Big Sky, ecco la recensione dell’episodio 8
In questo ottavo episodio di Big Sky ogni cosa si complica, degenerando sempre di più. In particolare, vediamo Ronald sprofondare in una follia senza pari. Aver ucciso la madre sembra aver risvegliato in lui una furia cieca che per troppo tempo aveva represso. Non solo, ma i crimini di cui si macchia sono assolutamente privi di logica e scaturiti da un desiderio di vendetta; lui contro il mondo. Anche questa volta, si tratta di una scelta narrativa che non fa altro che aumentare il senso di confusione della storia. In più, il cambiamento radicale di Ronald, che dovrebbe incutere terrore, in realtà lo fa apparire solo più ridicolo di quanto non fosse già. Per questo motivo ci auguriamo, con buona pace di tutti, che venga catturato al più presto.

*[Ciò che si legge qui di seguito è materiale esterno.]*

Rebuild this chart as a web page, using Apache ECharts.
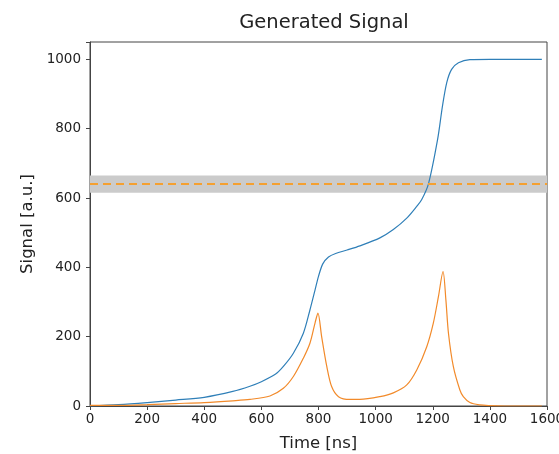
<!DOCTYPE html>
<html>
<head>
<meta charset="utf-8">
<script src="https://cdn.jsdelivr.net/npm/echarts@6/dist/echarts.min.js"></script>
<style>
  html, body { margin: 0; padding: 0; background: #fff; }
  #chart { width: 559px; height: 454px; }
</style>
</head>
<body>
<div id="chart"></div>
<script>
// Cumulative (normalised) signal over time
const cumTime = [0, 100, 200, 300, 400, 500, 560, 600, 650, 677, 712, 747, 770, 788, 800, 815, 835, 860, 900, 945, 1015, 1062, 1109, 1144, 1161, 1185, 1217, 1234, 1249, 1266, 1290, 1330, 1400, 1500, 1582];
const cumValue = [0, 4, 10, 17, 25, 42, 57, 70, 92, 114, 152, 210, 277, 335, 374, 410, 430, 440, 450, 462, 485, 509, 542, 576, 595, 641, 769, 865, 933, 971, 990, 999, 1000, 1000, 1000];

// Raw pulse signal
const pulseTime = [0, 100, 200, 300, 400, 500, 560, 630, 677, 712, 747, 770, 788, 798, 811, 829, 846, 870, 910, 945, 1015, 1062, 1109, 1144, 1179, 1202, 1220, 1236, 1246, 1255, 1272, 1295, 1307, 1330, 1365, 1400, 1450, 1582];
const pulseValue = [2, 2, 4, 7, 10, 15, 19, 29, 51, 85, 138, 181, 240, 268, 200, 114, 56, 27, 19, 19, 27, 38, 61, 104, 171, 239, 316, 388, 306, 210, 114, 46, 27, 10, 3, 1, 0, 0];

// Threshold level and its tolerance band
const threshold = 640;
const bandLow = 615;
const bandHigh = 665;

const xTicks = { min: 0, max: 1600, step: 200 };
const yTicks = { min: 0, max: 1050, step: 200 };

const pairs = (xs, ys) => xs.map((x, i) => [x, ys[i]]);

const font = 'DejaVu Sans';
const chart = echarts.init(document.getElementById('chart'), null, { renderer: 'canvas' });

chart.setOption({
  animation: false,
  backgroundColor: '#ffffff',
  title: {
    text: 'Generated Signal',
    left: 319,
    top: 8,
    textAlign: 'center',
    textStyle: { fontFamily: font, fontSize: 19.5, fontWeight: 'normal', color: '#222' }
  },
  grid: {
    left: 90, right: 12, top: 42, bottom: 48,
    containLabel: false,
    outerBoundsMode: 'none',
    show: true, borderColor: '#444', borderWidth: 1, backgroundColor: 'transparent'
  },
  xAxis: {
    type: 'value',
    min: xTicks.min, max: xTicks.max, interval: xTicks.step,
    name: 'Time [ns]', nameLocation: 'middle', nameGap: 29,
    nameTextStyle: { fontFamily: font, fontSize: 16.5, color: '#222' },
    axisLine: { show: true, lineStyle: { color: '#444', width: 1 } },
    axisTick: { show: true, length: 4, lineStyle: { color: '#444' } },
    axisLabel: { fontFamily: font, fontSize: 13.5, color: '#222', margin: 6,
      formatter: v => String(v), hideOverlap: false },
    splitLine: { show: false }
  },
  yAxis: {
    type: 'value',
    min: yTicks.min, max: yTicks.max, interval: yTicks.step,
    name: 'Signal [a.u.]', nameLocation: 'middle', nameGap: 52,
    nameTextStyle: { fontFamily: font, fontSize: 16.5, color: '#222' },
    axisLine: { show: true, lineStyle: { color: '#444', width: 1 } },
    axisTick: { show: true, length: 4, lineStyle: { color: '#444' } },
    axisLabel: { fontFamily: font, fontSize: 13.5, color: '#222', margin: 9,
      formatter: v => (v % 200 === 0 ? String(v) : '') },
    splitLine: { show: false }
  },
  series: [
    {
      name: 'cumulative',
      type: 'line',
      data: pairs(cumTime, cumValue),
      smooth: 0.3,
      showSymbol: false,
      lineStyle: { color: '#2f7fb8', width: 1.2 },
      z: 3,
      markArea: {
        silent: true,
        itemStyle: { color: '#cbcbcb' },
        data: [[{ yAxis: bandLow }, { yAxis: bandHigh }]]
      }
    },
    {
      name: 'pulse',
      type: 'line',
      data: pairs(pulseTime, pulseValue),
      smooth: 0.3,
      showSymbol: false,
      lineStyle: { color: '#f28a2a', width: 1.2 },
      z: 3,
      markLine: {
        silent: true,
        symbol: 'none',
        label: { show: false },
        lineStyle: { color: '#f5a030', type: [8, 5], width: 2 },
        data: [{ yAxis: threshold }]
      }
    }
  ]
});
</script>
</body>
</html>
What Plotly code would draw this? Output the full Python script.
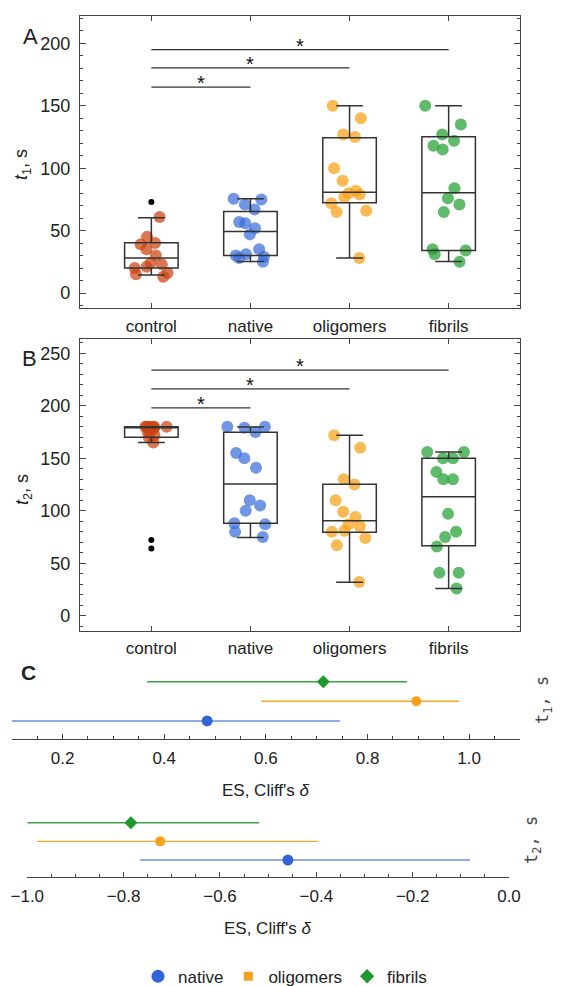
import plotly.graph_objects as go

# ---------------- data ----------------
categories = ["control", "native", "oligomers", "fibrils"]

# Panel A: t1, s  (individual points)
t1_control = [61, 45, 40, 39, 35, 30, 24, 23, 21, 20, 16, 15, 13]
t1_native = [75.5, 75, 71, 67, 57, 56, 52, 47, 35, 31, 30, 29, 28, 25]
t1_oligomers = [150, 140, 127, 125, 100, 90, 82, 80, 79, 77, 72, 66, 65, 28]
t1_fibrils = [150, 135, 127, 122, 118, 115, 84, 76, 71, 65, 35, 34, 31, 25]
t1_outliers_control = [73]

# Panel A box statistics
t1_q1 = [20, 30, 72.3, 34]
t1_median = [28, 49.3, 80.8, 80.3]
t1_q3 = [40.3, 65.3, 124.5, 125.3]
t1_lowerfence = [14.4, 25.3, 28, 25.3]
t1_upperfence = [60.3, 75.5, 150, 150]

# Panel B: t2, s
t2_control = [180, 180, 180, 180, 180, 180, 179, 178, 176, 175, 172, 170, 165]
t2_native = [180, 180, 179, 175, 155, 150, 141, 110, 105, 100, 88, 87, 80, 75]
t2_oligomers = [172, 160, 130, 125, 110, 99, 94, 87, 85, 81, 80, 74, 67, 32]
t2_fibrils = [156, 156, 150, 150, 137, 130, 130, 97, 80, 75, 66, 41, 41, 26]
t2_outliers_control = [72, 64]

t2_q1 = [170, 88, 79.4, 66.7]
t2_median = [180, 125.5, 90.5, 113.4]
t2_q3 = [180, 174.7, 125.2, 150]
t2_lowerfence = [165, 74.6, 31.8, 26]
t2_upperfence = [180, 179.8, 171.9, 156]

# significance bars (control vs native / oligomers / fibrils)
sig_levels_t1 = [165, 180.5, 195]
sig_levels_t2 = [198, 216, 234]

# Panel C: effect sizes (Cliff's delta) with CI
es_groups = ["native", "oligomers", "fibrils"]
es_t1 = [0.4845, 0.896, 0.713]
es_t1_lo = [0.10, 0.591, 0.3665]
es_t1_hi = [0.7455, 0.980, 0.878]
es_t2 = [-0.459, -0.724, -0.785]
es_t2_lo = [-0.766, -0.979, -1.0]
es_t2_hi = [-0.081, -0.396, -0.519]

# ---------------- styles ----------------
pt_colors = ["rgba(204,68,17,0.72)", "rgba(58,110,218,0.72)",
             "rgba(248,160,20,0.72)", "rgba(35,160,50,0.72)"]
es_colors = ["#3264D6", "#F8A11A", "#1E9A2A"]
es_line_colors = ["#6A8FE0", "#F6A82A", "#3BA546"]
es_symbols = ["circle", "circle", "diamond"]
es_sizes = [11, 10, 10]
legend_symbols = ["circle", "square", "diamond"]
legend_sizes = [13, 9, 11]

W, H = 561, 986
FONT = "Liberation Sans, Arial, sans-serif"
TXT = "#222222"
AX = "#444444"


def px_x(p):
    return p / W


def px_y(p):
    return 1 - p / H


fig = go.Figure()

panels = [
    ("x", "y", [t1_control, t1_native, t1_oligomers, t1_fibrils], t1_outliers_control,
     t1_q1, t1_median, t1_q3, t1_lowerfence, t1_upperfence, sig_levels_t1),
    ("x2", "y2", [t2_control, t2_native, t2_oligomers, t2_fibrils], t2_outliers_control,
     t2_q1, t2_median, t2_q3, t2_lowerfence, t2_upperfence, sig_levels_t2),
]

for xa, ya, groups, outl, q1, med, q3, lf, uf, levels in panels:
    # jittered points
    for i, vals in enumerate(groups):
        fig.add_trace(go.Box(
            x=[i] * len(vals), y=vals, xaxis=xa, yaxis=ya,
            boxpoints="all", jitter=0.9, pointpos=0, width=0.54,
            marker=dict(color=pt_colors[i], size=12, line=dict(width=0)),
            line=dict(width=0, color="rgba(0,0,0,0)"),
            fillcolor="rgba(0,0,0,0)", showlegend=False, hoverinfo="y",
        ))
    # outliers
    fig.add_trace(go.Scatter(
        x=[0] * len(outl), y=outl, xaxis=xa, yaxis=ya, mode="markers",
        marker=dict(color="black", size=6), showlegend=False,
    ))
    # boxes from statistics
    fig.add_trace(go.Box(
        x=list(range(len(categories))), q1=q1, median=med, q3=q3,
        lowerfence=lf, upperfence=uf, xaxis=xa, yaxis=ya,
        width=0.54, whiskerwidth=0.5, boxpoints=False,
        line=dict(color="#333333", width=1.5),
        fillcolor="rgba(0,0,0,0)", showlegend=False,
    ))
    # significance bars
    for k, lev in enumerate(levels):
        fig.add_trace(go.Scatter(
            x=[0, k + 1], y=[lev, lev], xaxis=xa, yaxis=ya, mode="lines",
            line=dict(color="#333333", width=1.3), showlegend=False, hoverinfo="skip",
        ))
        fig.add_annotation(
            x=(k + 1) / 2, y=lev, xref=xa, yref=ya, text="*", showarrow=False,
            yanchor="middle", yshift=4, font=dict(size=20, color="#111111", family=FONT),
        )

# Panel C
for xa, ya, est, lo, hi in [("x3", "y3", es_t1, es_t1_lo, es_t1_hi),
                            ("x4", "y4", es_t2, es_t2_lo, es_t2_hi)]:
    for j, g in enumerate(es_groups):
        fig.add_trace(go.Scatter(
            x=[est[j]], y=[j + 1], xaxis=xa, yaxis=ya, mode="markers",
            marker=dict(color=es_colors[j], size=es_sizes[j], symbol=es_symbols[j]),
            error_x=dict(type="data", symmetric=False,
                         array=[hi[j] - est[j]], arrayminus=[est[j] - lo[j]],
                         color=es_line_colors[j], thickness=1.4, width=0),
            showlegend=False,
        ))

# legend entries
for j, g in enumerate(es_groups):
    fig.add_trace(go.Scatter(
        x=[None], y=[None], xaxis="x3", yaxis="y3", mode="markers", name=g,
        marker=dict(color=es_colors[j], size=legend_sizes[j], symbol=legend_symbols[j]),
        showlegend=True,
    ))

# ---------------- axes ----------------
cat_x = dict(
    range=[-0.72, 3.72], tickmode="array", tickvals=list(range(len(categories))),
    ticktext=categories, ticks="inside", ticklen=5, tickcolor=AX,
    showline=True, linecolor=AX, linewidth=1.3, mirror="ticks",
    showgrid=False, zeroline=False, ticklabelstandoff=2, automargin=False,
    tickfont=dict(size=17, color=TXT, family=FONT),
)
val_y = dict(
    ticks="inside", ticklen=6, tickcolor=AX, tickmode="linear", tick0=0, dtick=50,
    minor=dict(ticks="inside", ticklen=3, dtick=10, tickcolor=AX, showgrid=False),
    showline=True, linecolor=AX, linewidth=1.3, mirror="ticks",
    showgrid=False, zeroline=False, ticklabelstandoff=5, automargin=False,
    tickfont=dict(size=18, color=TXT, family=FONT),
)
es_x = dict(
    tickmode="linear", dtick=0.2, tickformat=".1f",
    ticks="inside", ticklen=5, tickcolor=AX,
    minor=dict(ticks="inside", ticklen=3, dtick=0.05, tick0=0, tickcolor=AX, showgrid=False),
    showline=True, linecolor=AX, linewidth=1.3, showgrid=False, zeroline=False,
    ticklabelstandoff=3, automargin=False,
    tickfont=dict(size=17, color=TXT, family=FONT),
)

fig.update_layout(
    xaxis=dict(cat_x, domain=[px_x(80), px_x(520)], anchor="y"),
    yaxis=dict(val_y, domain=[px_y(308), px_y(16)], range=[-12, 222], anchor="x"),
    xaxis2=dict(cat_x, domain=[px_x(80), px_x(520)], anchor="y2"),
    yaxis2=dict(val_y, domain=[px_y(630.7), px_y(339.3)], range=[-14.3, 263.3], anchor="x2"),
    xaxis3=dict(es_x, domain=[px_x(11.7), px_x(520)], range=[0.1, 1.1], tick0=0.2, anchor="y3"),
    yaxis3=dict(domain=[px_y(739), px_y(665)], range=[0.08, 3.85], anchor="x3",
                visible=False, automargin=False),
    xaxis4=dict(es_x, domain=[px_x(27.3), px_x(509)], range=[-1.0, 0.0], tick0=-1.0, anchor="y4"),
    yaxis4=dict(domain=[px_y(877.3), px_y(810)], range=[0.075, 3.68], anchor="x4",
                visible=False, automargin=False),
    boxmode="overlay",
    width=W, height=H,
    margin=dict(l=0, r=0, t=0, b=0, autoexpand=False),
    paper_bgcolor="white", plot_bgcolor="white",
    font=dict(family=FONT, color=TXT),
    legend=dict(orientation="h", x=px_x(285), xanchor="center", y=px_y(976.7),
                yanchor="middle", font=dict(size=17, color=TXT, family=FONT),
                itemsizing="trace", bgcolor="rgba(0,0,0,0)"),
)

# ---------------- annotations ----------------
ann = [
    dict(x=px_x(30), y=px_y(36), text="A", font=dict(size=22)),
    dict(x=px_x(29), y=px_y(358), text="B", font=dict(size=22)),
    dict(x=px_x(28), y=px_y(672), text="<b>C</b>", font=dict(size=21)),
    dict(x=px_x(23), y=px_y(165), text="<i>t</i><sub>1</sub>, s", textangle=-90,
         font=dict(size=18)),
    dict(x=px_x(23), y=px_y(490), text="<i>t</i><sub>2</sub>, s", textangle=-90,
         font=dict(size=18)),
    dict(x=px_x(266), y=px_y(790), text="ES, Cliff's <i>δ</i>", font=dict(size=17)),
    dict(x=px_x(268), y=px_y(928), text="ES, Cliff's <i>δ</i>", font=dict(size=17)),
    dict(x=px_x(543), y=px_y(700), text="t<sub>1</sub>, s", textangle=-90,
         font=dict(size=17, family="DejaVu Sans Mono", color="#444444")),
    dict(x=px_x(532), y=px_y(840), text="t<sub>2</sub>, s", textangle=-90,
         font=dict(size=17, family="DejaVu Sans Mono", color="#444444")),
]
for a in ann:
    f = dict(family=FONT, color=TXT)
    f.update(a.pop("font"))
    fig.add_annotation(xref="paper", yref="paper", showarrow=False,
                       xanchor="center", yanchor="middle", font=f, **a)

fig.write_html(
    "out.html",
    config={"displayModeBar": False},
    post_script="document.body.style.margin='0';document.body.style.overflow='hidden';",
)
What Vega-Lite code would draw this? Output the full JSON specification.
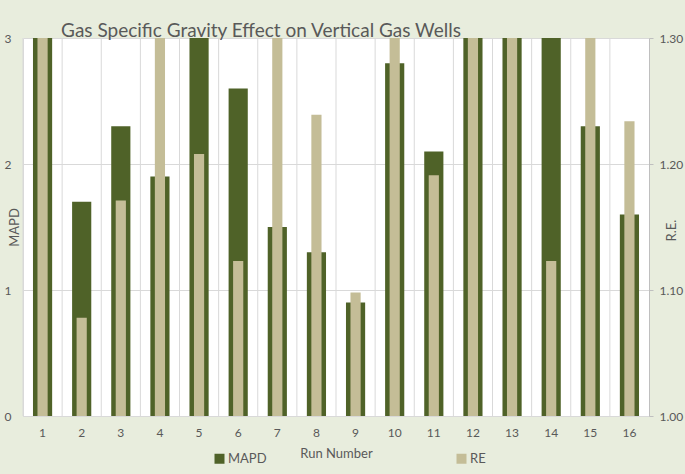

Eppure, proprio parlando di ciò, viene da domandarci com’è possibile che, nonostante su di lui ricadano molteplici accuse, sia ricercato da polizia e FBI e la sua faccia appaia su tutti i giornali, Ronald sia ancora libero di scorrazzare in giro come se nulla fosse. Oltretutto, senza essere riconosciuto da nessuno. Nonostante l’identikit divulgato dalle autorità, infatti, l’unico che è stato in grado di identificarlo è stato un bambino di circa dieci anni; comico, lo so. Ma potremmo andare avanti chiedendoci anche come mai, se la polizia ha tutte queste informazioni sul suo conto, ancora non sia riuscita a scoprire dove abita. Domande, su domande che ancora una volta confermano i tanti e importanti errori di scrittura di cui la serie è, purtroppo, piena.
Fa sorridere (amaramente) pensare che Ronald, invece di fuggire come avrebbe dovuto fare già da due puntate, non solo sia convinto di voler rimanere in città, ma paradossalmente sta facendo di tutto per aggravare la sua precaria situazione e farsi scovare. Non ci resta che aspettare di vedere fino a che punto la “dea fortuna” sarà dalla sua parte.
Nel frattempo, Cassie e Jenny non sono convinte che Rick abbia davvero perso la memoria a seguito della sparatoria, per cui stanno inventando dei travestimenti degni di Lupin (si fa per dire) in modo da interrogarlo senza farsi riconoscere, nella speranza che così venga indotto a uscire allo scoperto, tradendosi. Tuttavia, questo espediente risulta piuttosto ridondante e fine a se stesso, nonché inutile per lo sviluppo della storyline principale. Perché, ovviamente, Legarski continua imperterrito a rimanere nel silenzio più totale.
Ciliegina sulla torta, il personaggio di Marrilee, la moglie di Rick, che, se fino a qualche puntata fa avremmo potuto empatizzare con lei, dopo questo episodio quel minimo di caratterizzazione psicologica che le avevano attribuito viene totalmente gettata via, nel momento in cui confessa a Cassie di essere grata a Ronald, per averla fatta sentire viva, a prescindere dal resto. Affermazione decisamente inquietante, visto che – non solo si tratta del complice di suo marito – ma anche di un pazzo criminale senza precedenti. Vero che all’inizio non ne era a conoscenza, ma i segnali erano ben evidenti.
Niente da dire, invece, per quanto riguarda le altre protagoniste della storia, come le tre ragazze rapite e l’avvocato di Rick. Infatti, se le prime hanno perso quasi del tutto la centralità del loro ruolo all’interno della serie, nel secondo caso la donna – che all’apparenza dà l’impressione di avere una funzione chiave – di fatto non arricchisce in alcun modo la storia, ma si limita a sbraitare continuamente frasi assurde.
A costo di ripetermi, ribadisco che il lavoro di David E. Kelley mette insieme generi molteplici senza, però, concludere niente di veramente significativo. Il mix di generi e di tematiche affrontate non riesce a trovare il suo equilibrio, risultando discontinuo e inefficace, con la conseguenza peggiore che possa esserci per uno show televisivo: non riuscire a mantenere viva l’attenzione dello spettatore.